▸ Entries with chart source code:
◆ ◆ ◆ ◆

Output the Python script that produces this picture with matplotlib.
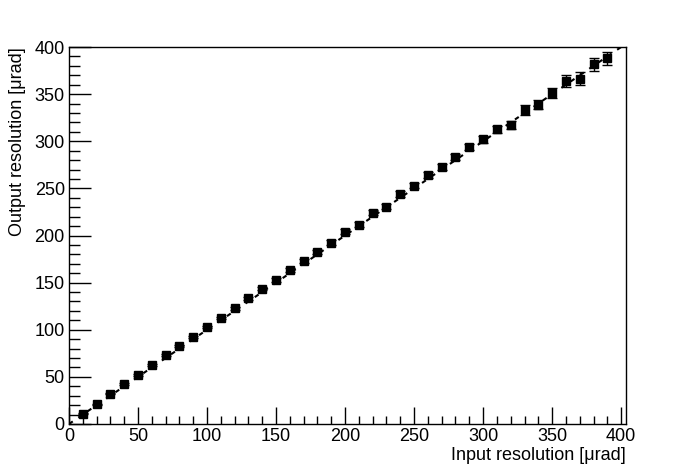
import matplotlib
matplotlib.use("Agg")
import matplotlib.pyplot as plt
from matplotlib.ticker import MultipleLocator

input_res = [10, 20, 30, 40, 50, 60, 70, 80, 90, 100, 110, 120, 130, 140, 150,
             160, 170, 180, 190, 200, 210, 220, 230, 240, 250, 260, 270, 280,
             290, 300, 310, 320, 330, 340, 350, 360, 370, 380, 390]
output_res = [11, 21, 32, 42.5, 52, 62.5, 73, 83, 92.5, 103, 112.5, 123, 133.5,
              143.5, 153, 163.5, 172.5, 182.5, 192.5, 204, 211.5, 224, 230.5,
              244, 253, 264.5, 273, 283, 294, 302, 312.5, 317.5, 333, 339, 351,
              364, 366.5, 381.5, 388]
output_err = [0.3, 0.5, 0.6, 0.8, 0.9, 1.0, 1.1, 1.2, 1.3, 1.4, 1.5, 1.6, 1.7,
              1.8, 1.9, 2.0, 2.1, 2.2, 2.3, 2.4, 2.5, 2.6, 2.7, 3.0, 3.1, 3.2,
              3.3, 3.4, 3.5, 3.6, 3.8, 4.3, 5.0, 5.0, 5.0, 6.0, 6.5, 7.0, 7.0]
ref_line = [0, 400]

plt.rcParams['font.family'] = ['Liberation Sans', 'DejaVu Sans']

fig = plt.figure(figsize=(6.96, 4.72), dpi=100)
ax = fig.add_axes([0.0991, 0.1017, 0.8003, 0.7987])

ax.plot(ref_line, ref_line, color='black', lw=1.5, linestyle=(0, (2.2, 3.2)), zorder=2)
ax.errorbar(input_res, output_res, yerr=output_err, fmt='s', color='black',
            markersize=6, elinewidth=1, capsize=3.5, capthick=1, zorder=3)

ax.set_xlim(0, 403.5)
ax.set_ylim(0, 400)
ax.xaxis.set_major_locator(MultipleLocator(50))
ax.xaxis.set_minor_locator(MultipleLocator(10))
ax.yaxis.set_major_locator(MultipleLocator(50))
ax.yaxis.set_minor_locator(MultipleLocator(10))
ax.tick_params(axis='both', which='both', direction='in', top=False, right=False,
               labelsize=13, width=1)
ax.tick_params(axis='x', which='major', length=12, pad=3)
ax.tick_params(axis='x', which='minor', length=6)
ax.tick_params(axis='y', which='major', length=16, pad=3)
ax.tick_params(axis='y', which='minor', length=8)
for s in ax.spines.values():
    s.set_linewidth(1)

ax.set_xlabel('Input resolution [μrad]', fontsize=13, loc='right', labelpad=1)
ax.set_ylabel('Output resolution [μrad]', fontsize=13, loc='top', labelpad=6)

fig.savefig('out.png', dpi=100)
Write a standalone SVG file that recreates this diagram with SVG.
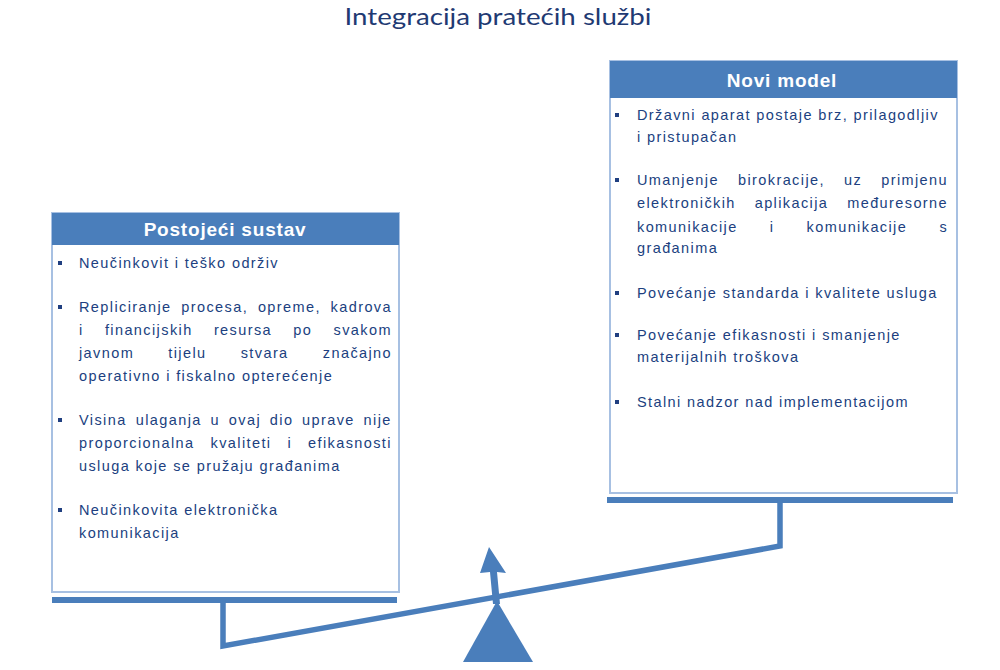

◆ ◆ ◆ ◆

▸ Description of the task:
Every entry above is to be set down exactly; the pictures are to be left out.

▸ Correct output:
Output the Python script that produces this picture with matplotlib.
import matplotlib
matplotlib.use("Agg")
import matplotlib.pyplot as plt
from matplotlib.ticker import MultipleLocator

input_res = [10, 20, 30, 40, 50, 60, 70, 80, 90, 100, 110, 120, 130, 140, 150,
             160, 170, 180, 190, 200, 210, 220, 230, 240, 250, 260, 270, 280,
             290, 300, 310, 320, 330, 340, 350, 360, 370, 380, 390]
output_res = [11, 21, 32, 42.5, 52, 62.5, 73, 83, 92.5, 103, 112.5, 123, 133.5,
              143.5, 153, 163.5, 172.5, 182.5, 192.5, 204, 211.5, 224, 230.5,
              244, 253, 264.5, 273, 283, 294, 302, 312.5, 317.5, 333, 339, 351,
              364, 366.5, 381.5, 388]
output_err = [0.3, 0.5, 0.6, 0.8, 0.9, 1.0, 1.1, 1.2, 1.3, 1.4, 1.5, 1.6, 1.7,
              1.8, 1.9, 2.0, 2.1, 2.2, 2.3, 2.4, 2.5, 2.6, 2.7, 3.0, 3.1, 3.2,
              3.3, 3.4, 3.5, 3.6, 3.8, 4.3, 5.0, 5.0, 5.0, 6.0, 6.5, 7.0, 7.0]
ref_line = [0, 400]

plt.rcParams['font.family'] = ['Liberation Sans', 'DejaVu Sans']

fig = plt.figure(figsize=(6.96, 4.72), dpi=100)
ax = fig.add_axes([0.0991, 0.1017, 0.8003, 0.7987])

ax.plot(ref_line, ref_line, color='black', lw=1.5, linestyle=(0, (2.2, 3.2)), zorder=2)
ax.errorbar(input_res, output_res, yerr=output_err, fmt='s', color='black',
            markersize=6, elinewidth=1, capsize=3.5, capthick=1, zorder=3)

ax.set_xlim(0, 403.5)
ax.set_ylim(0, 400)
ax.xaxis.set_major_locator(MultipleLocator(50))
ax.xaxis.set_minor_locator(MultipleLocator(10))
ax.yaxis.set_major_locator(MultipleLocator(50))
ax.yaxis.set_minor_locator(MultipleLocator(10))
ax.tick_params(axis='both', which='both', direction='in', top=False, right=False,
               labelsize=13, width=1)
ax.tick_params(axis='x', which='major', length=12, pad=3)
ax.tick_params(axis='x', which='minor', length=6)
ax.tick_params(axis='y', which='major', length=16, pad=3)
ax.tick_params(axis='y', which='minor', length=8)
for s in ax.spines.values():
    s.set_linewidth(1)

ax.set_xlabel('Input resolution [μrad]', fontsize=13, loc='right', labelpad=1)
ax.set_ylabel('Output resolution [μrad]', fontsize=13, loc='top', labelpad=6)

fig.savefig('out.png', dpi=100)
Write a standalone SVG file that recreates this diagram with SVG.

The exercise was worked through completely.